YOUR OBJECTIVE
Extract the full set of records that follows, word for word.

Figure scripts:

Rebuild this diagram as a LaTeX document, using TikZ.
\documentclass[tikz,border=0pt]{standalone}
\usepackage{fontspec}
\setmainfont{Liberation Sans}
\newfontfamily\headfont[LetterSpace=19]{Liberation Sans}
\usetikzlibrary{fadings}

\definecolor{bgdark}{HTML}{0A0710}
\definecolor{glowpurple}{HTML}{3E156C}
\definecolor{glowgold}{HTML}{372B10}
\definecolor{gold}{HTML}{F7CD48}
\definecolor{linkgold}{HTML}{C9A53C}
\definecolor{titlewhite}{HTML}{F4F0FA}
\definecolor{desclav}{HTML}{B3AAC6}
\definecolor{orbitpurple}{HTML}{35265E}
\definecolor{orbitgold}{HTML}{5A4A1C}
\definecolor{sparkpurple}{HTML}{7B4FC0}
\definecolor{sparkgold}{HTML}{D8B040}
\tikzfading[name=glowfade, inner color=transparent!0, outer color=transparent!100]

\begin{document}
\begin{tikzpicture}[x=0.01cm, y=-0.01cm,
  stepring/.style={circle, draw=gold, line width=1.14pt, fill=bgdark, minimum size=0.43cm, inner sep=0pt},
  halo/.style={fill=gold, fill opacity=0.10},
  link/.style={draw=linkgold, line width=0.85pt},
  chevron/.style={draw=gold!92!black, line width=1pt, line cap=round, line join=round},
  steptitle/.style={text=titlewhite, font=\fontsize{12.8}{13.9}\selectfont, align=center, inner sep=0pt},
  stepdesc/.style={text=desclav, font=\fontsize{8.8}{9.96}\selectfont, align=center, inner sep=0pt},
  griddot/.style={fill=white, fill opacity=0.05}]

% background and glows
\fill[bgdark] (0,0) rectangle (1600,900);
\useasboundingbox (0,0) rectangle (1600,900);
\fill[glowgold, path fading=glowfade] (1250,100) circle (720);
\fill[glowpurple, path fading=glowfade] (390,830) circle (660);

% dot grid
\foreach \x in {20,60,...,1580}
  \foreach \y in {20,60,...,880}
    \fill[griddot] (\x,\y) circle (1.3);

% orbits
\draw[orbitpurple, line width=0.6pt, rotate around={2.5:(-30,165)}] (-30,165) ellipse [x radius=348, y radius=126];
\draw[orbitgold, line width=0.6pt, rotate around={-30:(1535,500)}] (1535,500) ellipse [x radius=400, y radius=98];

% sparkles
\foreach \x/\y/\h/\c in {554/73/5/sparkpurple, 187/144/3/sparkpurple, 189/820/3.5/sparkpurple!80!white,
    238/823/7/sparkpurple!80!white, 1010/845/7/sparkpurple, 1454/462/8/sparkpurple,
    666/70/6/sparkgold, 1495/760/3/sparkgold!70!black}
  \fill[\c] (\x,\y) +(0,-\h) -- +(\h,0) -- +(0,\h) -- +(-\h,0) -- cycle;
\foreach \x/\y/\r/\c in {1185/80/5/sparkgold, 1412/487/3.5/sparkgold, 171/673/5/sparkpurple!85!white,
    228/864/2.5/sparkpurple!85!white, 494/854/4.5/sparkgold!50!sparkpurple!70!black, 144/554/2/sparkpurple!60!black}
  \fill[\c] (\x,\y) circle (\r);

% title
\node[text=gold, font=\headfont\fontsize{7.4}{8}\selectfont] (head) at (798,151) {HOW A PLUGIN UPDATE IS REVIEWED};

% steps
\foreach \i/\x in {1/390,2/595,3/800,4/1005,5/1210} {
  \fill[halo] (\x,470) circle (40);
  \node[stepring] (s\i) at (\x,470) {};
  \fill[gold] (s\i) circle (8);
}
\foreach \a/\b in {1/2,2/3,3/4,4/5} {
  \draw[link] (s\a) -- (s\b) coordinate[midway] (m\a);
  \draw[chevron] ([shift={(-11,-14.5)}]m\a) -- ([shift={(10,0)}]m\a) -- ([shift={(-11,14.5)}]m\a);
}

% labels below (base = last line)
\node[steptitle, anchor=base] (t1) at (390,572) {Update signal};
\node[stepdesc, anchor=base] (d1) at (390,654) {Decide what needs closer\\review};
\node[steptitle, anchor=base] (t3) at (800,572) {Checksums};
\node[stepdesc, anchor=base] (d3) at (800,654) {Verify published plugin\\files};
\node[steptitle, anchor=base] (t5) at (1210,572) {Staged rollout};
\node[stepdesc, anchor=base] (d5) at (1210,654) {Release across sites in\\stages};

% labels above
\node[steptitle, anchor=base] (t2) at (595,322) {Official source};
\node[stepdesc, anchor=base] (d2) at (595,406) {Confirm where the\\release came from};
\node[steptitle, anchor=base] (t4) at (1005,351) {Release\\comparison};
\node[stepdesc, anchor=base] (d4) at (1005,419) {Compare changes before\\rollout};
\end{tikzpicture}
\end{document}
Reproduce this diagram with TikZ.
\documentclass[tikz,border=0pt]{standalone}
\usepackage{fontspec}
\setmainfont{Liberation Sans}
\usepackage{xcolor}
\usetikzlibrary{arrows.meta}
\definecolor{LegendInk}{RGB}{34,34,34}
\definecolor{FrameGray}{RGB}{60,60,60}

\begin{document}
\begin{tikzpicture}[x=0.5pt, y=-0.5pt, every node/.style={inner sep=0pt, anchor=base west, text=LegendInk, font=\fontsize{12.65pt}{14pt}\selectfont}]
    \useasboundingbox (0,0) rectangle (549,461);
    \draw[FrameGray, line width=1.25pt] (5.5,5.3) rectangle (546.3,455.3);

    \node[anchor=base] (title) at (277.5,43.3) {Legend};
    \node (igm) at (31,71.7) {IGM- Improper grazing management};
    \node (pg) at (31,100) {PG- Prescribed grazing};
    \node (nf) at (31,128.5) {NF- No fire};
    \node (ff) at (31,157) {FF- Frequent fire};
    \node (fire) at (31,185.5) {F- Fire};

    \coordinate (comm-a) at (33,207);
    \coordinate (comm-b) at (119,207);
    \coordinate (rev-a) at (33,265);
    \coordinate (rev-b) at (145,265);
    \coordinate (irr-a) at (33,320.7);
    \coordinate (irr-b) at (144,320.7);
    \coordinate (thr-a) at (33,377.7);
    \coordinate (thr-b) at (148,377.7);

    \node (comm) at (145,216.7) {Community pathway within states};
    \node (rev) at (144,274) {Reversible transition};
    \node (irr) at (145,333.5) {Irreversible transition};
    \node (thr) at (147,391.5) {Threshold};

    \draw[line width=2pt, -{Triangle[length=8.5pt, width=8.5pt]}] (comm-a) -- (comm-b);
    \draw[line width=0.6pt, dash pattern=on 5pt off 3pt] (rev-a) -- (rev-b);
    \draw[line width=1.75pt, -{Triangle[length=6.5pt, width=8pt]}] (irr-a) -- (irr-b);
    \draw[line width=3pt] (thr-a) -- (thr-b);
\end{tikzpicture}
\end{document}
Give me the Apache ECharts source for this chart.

RESPONSE TO THE EXERCISE
Rebuild this diagram as a LaTeX document, using TikZ.
\documentclass[tikz,border=0pt]{standalone}
\usepackage{fontspec}
\setmainfont{Liberation Sans}
\newfontfamily\headfont[LetterSpace=19]{Liberation Sans}
\usetikzlibrary{fadings}

\definecolor{bgdark}{HTML}{0A0710}
\definecolor{glowpurple}{HTML}{3E156C}
\definecolor{glowgold}{HTML}{372B10}
\definecolor{gold}{HTML}{F7CD48}
\definecolor{linkgold}{HTML}{C9A53C}
\definecolor{titlewhite}{HTML}{F4F0FA}
\definecolor{desclav}{HTML}{B3AAC6}
\definecolor{orbitpurple}{HTML}{35265E}
\definecolor{orbitgold}{HTML}{5A4A1C}
\definecolor{sparkpurple}{HTML}{7B4FC0}
\definecolor{sparkgold}{HTML}{D8B040}
\tikzfading[name=glowfade, inner color=transparent!0, outer color=transparent!100]

\begin{document}
\begin{tikzpicture}[x=0.01cm, y=-0.01cm,
  stepring/.style={circle, draw=gold, line width=1.14pt, fill=bgdark, minimum size=0.43cm, inner sep=0pt},
  halo/.style={fill=gold, fill opacity=0.10},
  link/.style={draw=linkgold, line width=0.85pt},
  chevron/.style={draw=gold!92!black, line width=1pt, line cap=round, line join=round},
  steptitle/.style={text=titlewhite, font=\fontsize{12.8}{13.9}\selectfont, align=center, inner sep=0pt},
  stepdesc/.style={text=desclav, font=\fontsize{8.8}{9.96}\selectfont, align=center, inner sep=0pt},
  griddot/.style={fill=white, fill opacity=0.05}]

% background and glows
\fill[bgdark] (0,0) rectangle (1600,900);
\useasboundingbox (0,0) rectangle (1600,900);
\fill[glowgold, path fading=glowfade] (1250,100) circle (720);
\fill[glowpurple, path fading=glowfade] (390,830) circle (660);

% dot grid
\foreach \x in {20,60,...,1580}
  \foreach \y in {20,60,...,880}
    \fill[griddot] (\x,\y) circle (1.3);

% orbits
\draw[orbitpurple, line width=0.6pt, rotate around={2.5:(-30,165)}] (-30,165) ellipse [x radius=348, y radius=126];
\draw[orbitgold, line width=0.6pt, rotate around={-30:(1535,500)}] (1535,500) ellipse [x radius=400, y radius=98];

% sparkles
\foreach \x/\y/\h/\c in {554/73/5/sparkpurple, 187/144/3/sparkpurple, 189/820/3.5/sparkpurple!80!white,
    238/823/7/sparkpurple!80!white, 1010/845/7/sparkpurple, 1454/462/8/sparkpurple,
    666/70/6/sparkgold, 1495/760/3/sparkgold!70!black}
  \fill[\c] (\x,\y) +(0,-\h) -- +(\h,0) -- +(0,\h) -- +(-\h,0) -- cycle;
\foreach \x/\y/\r/\c in {1185/80/5/sparkgold, 1412/487/3.5/sparkgold, 171/673/5/sparkpurple!85!white,
    228/864/2.5/sparkpurple!85!white, 494/854/4.5/sparkgold!50!sparkpurple!70!black, 144/554/2/sparkpurple!60!black}
  \fill[\c] (\x,\y) circle (\r);

% title
\node[text=gold, font=\headfont\fontsize{7.4}{8}\selectfont] (head) at (798,151) {HOW A PLUGIN UPDATE IS REVIEWED};

% steps
\foreach \i/\x in {1/390,2/595,3/800,4/1005,5/1210} {
  \fill[halo] (\x,470) circle (40);
  \node[stepring] (s\i) at (\x,470) {};
  \fill[gold] (s\i) circle (8);
}
\foreach \a/\b in {1/2,2/3,3/4,4/5} {
  \draw[link] (s\a) -- (s\b) coordinate[midway] (m\a);
  \draw[chevron] ([shift={(-11,-14.5)}]m\a) -- ([shift={(10,0)}]m\a) -- ([shift={(-11,14.5)}]m\a);
}

% labels below (base = last line)
\node[steptitle, anchor=base] (t1) at (390,572) {Update signal};
\node[stepdesc, anchor=base] (d1) at (390,654) {Decide what needs closer\\review};
\node[steptitle, anchor=base] (t3) at (800,572) {Checksums};
\node[stepdesc, anchor=base] (d3) at (800,654) {Verify published plugin\\files};
\node[steptitle, anchor=base] (t5) at (1210,572) {Staged rollout};
\node[stepdesc, anchor=base] (d5) at (1210,654) {Release across sites in\\stages};

% labels above
\node[steptitle, anchor=base] (t2) at (595,322) {Official source};
\node[stepdesc, anchor=base] (d2) at (595,406) {Confirm where the\\release came from};
\node[steptitle, anchor=base] (t4) at (1005,351) {Release\\comparison};
\node[stepdesc, anchor=base] (d4) at (1005,419) {Compare changes before\\rollout};
\end{tikzpicture}
\end{document}
Reproduce this diagram with TikZ.
\documentclass[tikz,border=0pt]{standalone}
\usepackage{fontspec}
\setmainfont{Liberation Sans}
\usepackage{xcolor}
\usetikzlibrary{arrows.meta}
\definecolor{LegendInk}{RGB}{34,34,34}
\definecolor{FrameGray}{RGB}{60,60,60}

\begin{document}
\begin{tikzpicture}[x=0.5pt, y=-0.5pt, every node/.style={inner sep=0pt, anchor=base west, text=LegendInk, font=\fontsize{12.65pt}{14pt}\selectfont}]
    \useasboundingbox (0,0) rectangle (549,461);
    \draw[FrameGray, line width=1.25pt] (5.5,5.3) rectangle (546.3,455.3);

    \node[anchor=base] (title) at (277.5,43.3) {Legend};
    \node (igm) at (31,71.7) {IGM- Improper grazing management};
    \node (pg) at (31,100) {PG- Prescribed grazing};
    \node (nf) at (31,128.5) {NF- No fire};
    \node (ff) at (31,157) {FF- Frequent fire};
    \node (fire) at (31,185.5) {F- Fire};

    \coordinate (comm-a) at (33,207);
    \coordinate (comm-b) at (119,207);
    \coordinate (rev-a) at (33,265);
    \coordinate (rev-b) at (145,265);
    \coordinate (irr-a) at (33,320.7);
    \coordinate (irr-b) at (144,320.7);
    \coordinate (thr-a) at (33,377.7);
    \coordinate (thr-b) at (148,377.7);

    \node (comm) at (145,216.7) {Community pathway within states};
    \node (rev) at (144,274) {Reversible transition};
    \node (irr) at (145,333.5) {Irreversible transition};
    \node (thr) at (147,391.5) {Threshold};

    \draw[line width=2pt, -{Triangle[length=8.5pt, width=8.5pt]}] (comm-a) -- (comm-b);
    \draw[line width=0.6pt, dash pattern=on 5pt off 3pt] (rev-a) -- (rev-b);
    \draw[line width=1.75pt, -{Triangle[length=6.5pt, width=8pt]}] (irr-a) -- (irr-b);
    \draw[line width=3pt] (thr-a) -- (thr-b);
\end{tikzpicture}
\end{document}
Give me the Apache ECharts source for this chart.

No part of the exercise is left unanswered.